→ What is being asked: Copy each line of the entries that contains the word "seaborn".

→ Given information:
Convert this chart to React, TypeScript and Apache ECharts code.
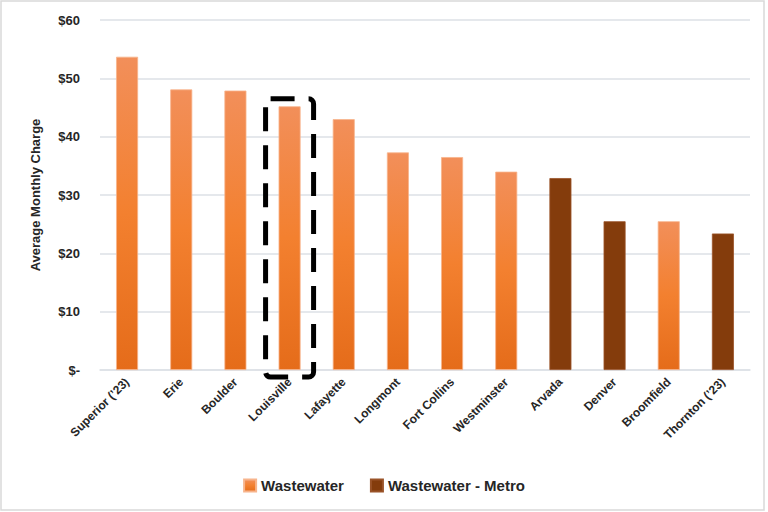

* * *

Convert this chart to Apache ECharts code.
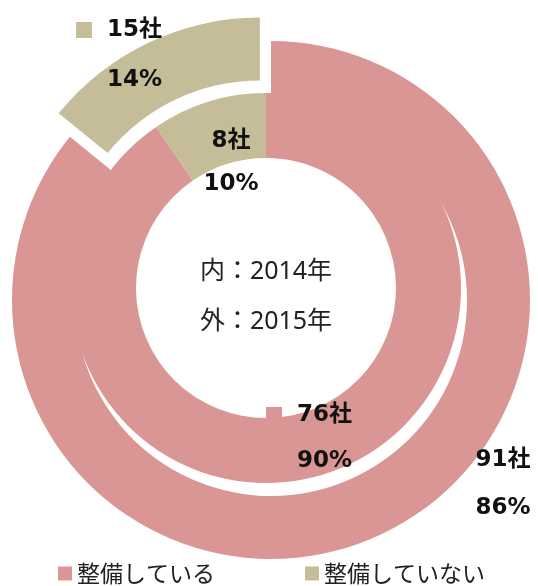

* * *

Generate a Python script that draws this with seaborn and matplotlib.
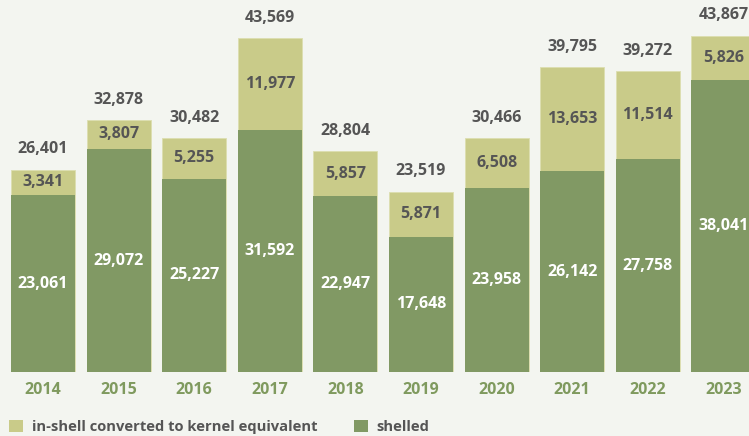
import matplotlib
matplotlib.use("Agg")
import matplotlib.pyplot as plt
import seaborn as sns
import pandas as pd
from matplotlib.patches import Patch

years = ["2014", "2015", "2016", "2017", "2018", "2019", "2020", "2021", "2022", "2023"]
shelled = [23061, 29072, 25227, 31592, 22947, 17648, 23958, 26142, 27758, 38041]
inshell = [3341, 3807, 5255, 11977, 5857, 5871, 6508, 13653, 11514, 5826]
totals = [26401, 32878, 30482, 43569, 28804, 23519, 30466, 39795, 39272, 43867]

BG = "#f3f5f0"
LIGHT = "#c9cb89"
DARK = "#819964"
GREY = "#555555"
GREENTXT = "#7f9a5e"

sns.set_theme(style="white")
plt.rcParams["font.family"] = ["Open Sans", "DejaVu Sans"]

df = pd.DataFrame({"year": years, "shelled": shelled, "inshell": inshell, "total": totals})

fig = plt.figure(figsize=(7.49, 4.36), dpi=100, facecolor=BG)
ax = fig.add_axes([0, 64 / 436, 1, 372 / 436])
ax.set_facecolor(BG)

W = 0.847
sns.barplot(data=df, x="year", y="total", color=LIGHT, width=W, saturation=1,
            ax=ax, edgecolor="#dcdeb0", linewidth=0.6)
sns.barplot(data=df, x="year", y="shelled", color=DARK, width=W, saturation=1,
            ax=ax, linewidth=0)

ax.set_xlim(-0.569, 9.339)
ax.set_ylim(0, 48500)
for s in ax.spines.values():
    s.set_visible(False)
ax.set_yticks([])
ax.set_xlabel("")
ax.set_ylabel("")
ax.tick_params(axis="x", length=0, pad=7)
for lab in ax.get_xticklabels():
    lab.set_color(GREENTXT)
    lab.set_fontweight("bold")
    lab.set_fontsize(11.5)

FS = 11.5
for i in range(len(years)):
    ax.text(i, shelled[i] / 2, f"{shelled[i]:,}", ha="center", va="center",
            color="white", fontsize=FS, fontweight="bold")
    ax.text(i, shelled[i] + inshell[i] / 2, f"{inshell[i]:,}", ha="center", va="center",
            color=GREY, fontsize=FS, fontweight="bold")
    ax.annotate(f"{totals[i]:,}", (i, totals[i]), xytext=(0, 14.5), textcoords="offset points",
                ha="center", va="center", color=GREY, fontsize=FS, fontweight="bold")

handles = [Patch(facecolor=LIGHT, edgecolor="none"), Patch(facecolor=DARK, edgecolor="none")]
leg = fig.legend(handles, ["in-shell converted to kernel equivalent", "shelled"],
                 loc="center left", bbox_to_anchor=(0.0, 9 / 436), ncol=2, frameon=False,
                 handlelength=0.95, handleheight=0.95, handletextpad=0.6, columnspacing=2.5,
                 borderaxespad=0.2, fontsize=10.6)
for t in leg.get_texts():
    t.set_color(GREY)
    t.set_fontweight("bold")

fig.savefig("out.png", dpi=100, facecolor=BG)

→ Answer to the task:
Generate a Python script that draws this with seaborn and matplotlib.
import seaborn as sns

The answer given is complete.